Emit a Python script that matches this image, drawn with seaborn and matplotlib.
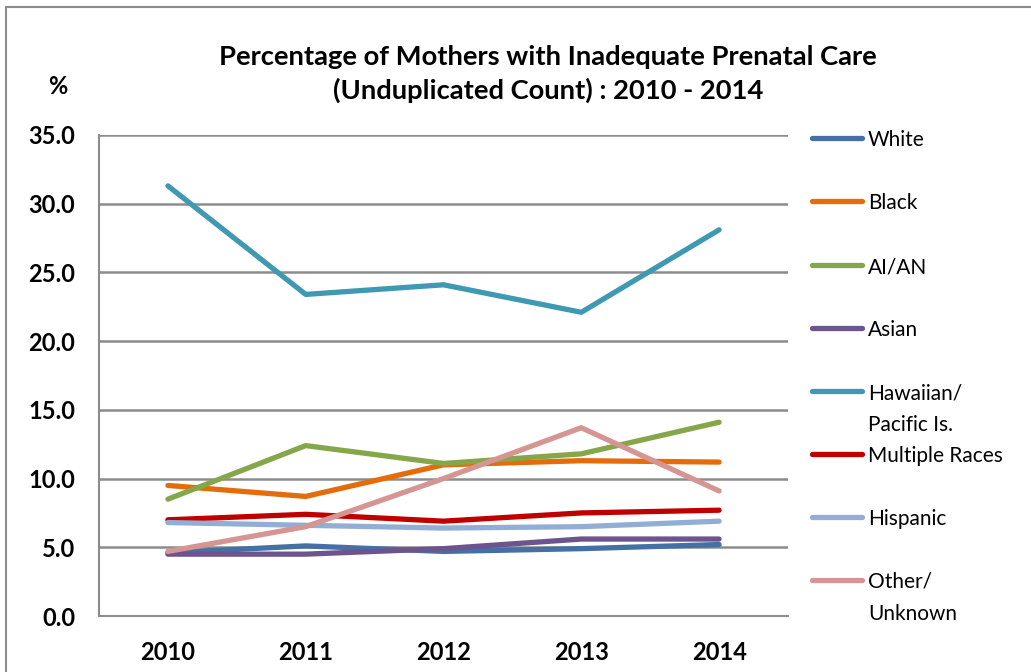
import matplotlib
matplotlib.use("Agg")
import matplotlib.pyplot as plt
from matplotlib.lines import Line2D
from matplotlib.patches import Rectangle
import seaborn as sns
import pandas as pd

years = ["2010", "2011", "2012", "2013", "2014"]
white = [4.6, 5.1, 4.7, 4.9, 5.2]
black = [9.5, 8.7, 11.0, 11.3, 11.2]
aian = [8.5, 12.4, 11.1, 11.8, 14.1]
asian = [4.5, 4.5, 4.9, 5.6, 5.6]
hawaiian = [31.3, 23.4, 24.1, 22.1, 28.1]
multiple = [7.0, 7.4, 6.9, 7.5, 7.7]
hispanic = [6.8, 6.6, 6.4, 6.5, 6.9]
other = [4.7, 6.5, 10.0, 13.7, 9.1]

groups = ["White", "Black", "AI/AN", "Asian", "Hawaiian/\nPacific Is.",
          "Multiple Races", "Hispanic", "Other/\nUnknown"]
series = [white, black, aian, asian, hawaiian, multiple, hispanic, other]
colors = ["#4470A6", "#E46C0A", "#86A64A", "#6D548E", "#3F99B3",
          "#C00000", "#92AED4", "#D59593"]

rows = []
for g, vals in zip(groups, series):
    for i, v in enumerate(vals):
        rows.append({"group": g, "pos": i, "value": v})
df = pd.DataFrame(rows)

sns.set_style("white")
plt.rcParams["font.family"] = ["Lato", "DejaVu Sans"]
plt.rcParams["text.color"] = "black"

fig = plt.figure(figsize=(10.31, 6.72), dpi=100)
ax = fig.add_axes([99 / 1031, 56 / 672, 689 / 1031, 481 / 672])

sns.lineplot(data=df, x="pos", y="value", hue="group", hue_order=groups,
             palette=colors, linewidth=3.8, ax=ax, legend=False,
             solid_capstyle="round", solid_joinstyle="round")

ax.set_ylim(0, 35)
ax.set_xlim(-0.5, 4.5)
ax.set_yticks([0, 5, 10, 15, 20, 25, 30, 35])
ax.set_yticklabels([f"{v:.1f}" for v in [0, 5, 10, 15, 20, 25, 30, 35]],
                   fontsize=17, fontweight="bold")
ax.set_xticks([-0.5, 0.5, 1.5, 2.5, 3.5, 4.5])
ax.set_xticklabels([])
ax.set_xticks(range(len(years)), minor=True)
ax.set_xticklabels(years, minor=True, fontsize=17, fontweight="bold")
ax.tick_params(axis="x", which="major", length=6, width=1.5, color="#868686",
               direction="out")
ax.tick_params(axis="x", which="minor", length=0, pad=18, labelcolor="black")
ax.tick_params(axis="y", length=6, width=1.5, color="#868686",
               direction="out", pad=11, labelcolor="black")
ax.set_xlabel("")
ax.set_ylabel("")
ax.yaxis.grid(True, color="#8C8C8C", linewidth=1.8)
ax.set_axisbelow(True)
for s in ["top", "right"]:
    ax.spines[s].set_visible(False)
for s in ["left", "bottom"]:
    ax.spines[s].set_color("#8C8C8C")
    ax.spines[s].set_linewidth(1.5)

fig.text(548 / 1031, 1 - 74 / 672,
         "Percentage of Mothers with Inadequate Prenatal Care\n(Unduplicated Count) : 2010 - 2014",
         ha="center", va="center", fontsize=19.7, fontweight="bold",
         linespacing=1.45)
fig.text(58 / 1031, 1 - 87 / 672, "%", ha="center", va="center",
         fontsize=17, fontweight="bold")

# legend laid out like the spreadsheet one
leg_y = [138, 201, 265, 328, 391, 454, 517, 580]
for g, c, y in zip(groups, colors, leg_y):
    fy = 1 - y / 672
    fig.add_artist(Line2D([812 / 1031, 862 / 1031], [fy, fy], color=c,
                          linewidth=3.8, solid_capstyle="round"))
    fig.text(868 / 1031, 1 - (y - 8) / 672, g, ha="left", va="top",
             fontsize=15, linespacing=1.75)

fig.add_artist(Rectangle((6 / 1031, -0.1), 1.2, 1 - 7 / 672 + 0.1,
                         transform=fig.transFigure, fill=False,
                         edgecolor="#8C8C8C", linewidth=1.5))

fig.savefig("out.png", dpi=100)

::::::::

* _What needs to be done_
Omit the pictures, then repeat exactly each line from the beginning of the listing through the line with "import pandas as pd".

* _Written reply_
Emit a Python script that matches this image, drawn with seaborn and matplotlib.
import matplotlib
matplotlib.use("Agg")
import matplotlib.pyplot as plt
from matplotlib.lines import Line2D
from matplotlib.patches import Rectangle
import seaborn as sns
import pandas as pd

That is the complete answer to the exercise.